The Kerala High Court’s Division Bench, led by Chief Justice AJ Desai and Justice VG Arun, has partially modified the previous order to seize illegal firecrackers in religious places, granting respite to the age-old practice of bursting firecrackers in religious places. The judicial siren call came after an interim prohibition enforced on November 3 by Justice Amit Rawal ended this loved ritual, sparking intense debate from both sides.
The High Court’s latest stance, declared on Tuesday, tries to strike a careful balance between protecting the public interest and supporting religious practices that are firmly ingrained in Kerala’s cultural fabric. The latest stance now permits the firing of firecrackers between the hours of 6 a.m. and 10 p.m., in accordance with Supreme Court orders. Beyond these hours, district administrations have been given the authority to assess petitions from religious institutions on a case-by-case basis. This verdict offered much-needed clarification to the puzzling idea of “odd hours.”
The state administration, which strongly defended the custom and emphasized its historical value, had previously restricted the use of firecrackers between 10 p.m. and 6 a.m., with exceptions made for special events. The government’s position revealed that firecrackers had been an indispensable part of temple festivities for decades and had a special place in the hearts of many believers.
The most significant alteration in the court’s decision is the omission of the clause in the single bench judgment authorizing searches on religious institutions to seize unlawfully stored firecrackers. The Kerala government has previously objected to this policing tactic, claiming that it was not justified by the facts nor legally sound.

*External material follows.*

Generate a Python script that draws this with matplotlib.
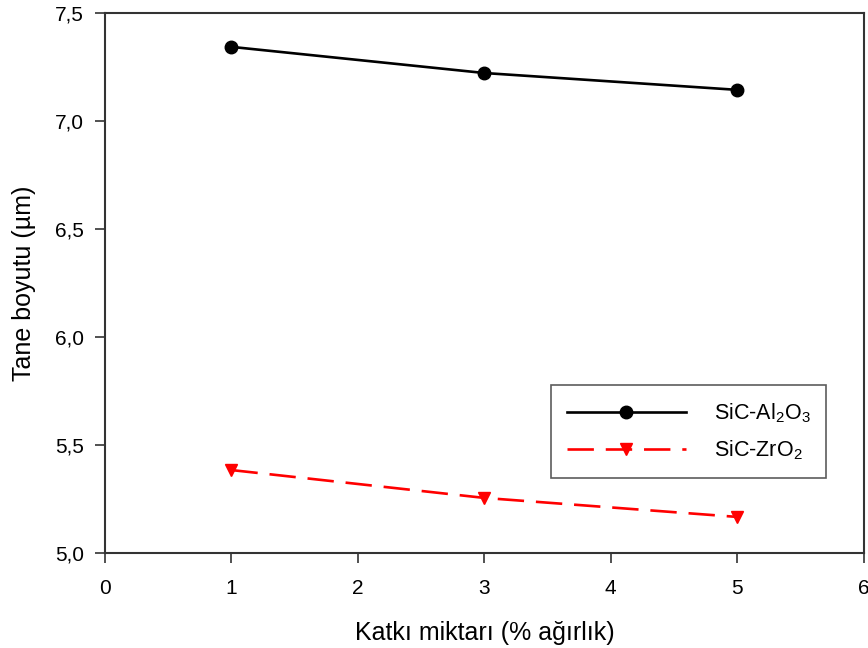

In response to a petition by six Maradu locals in Ernakulam district, the sole judge ordered a blanket ban on firecrackers at the Marattil Kottaram Bhagavathy temple, citing safety concerns for people, particularly children. The Division Bench’s decision, on the other hand, has retained the core of this heritage while remaining committed to public safety.
The spiritual sentiment that propels these events, which are tightly integrated into Kerala’s cultural tapestry, has not been brushed aside. The Kerala High Court has recognized the relevance of tradition while strengthening public safety regulations by allowing firecrackers to light up the sky during daytime hours and letting district collectors utilize their discretion wisely.
This ruling, although nuanced, demonstrates the legal system’s response to the complex fabric of tradition that contributes to Kerala’s dynamic cultural kaleidoscope. It also acts as a reminder that, when used carefully, the law may strike a harmonic chord between legacy and modern sensibilities, providing a ray of hope for the preservation of deeply embedded rituals that define a society’s identity.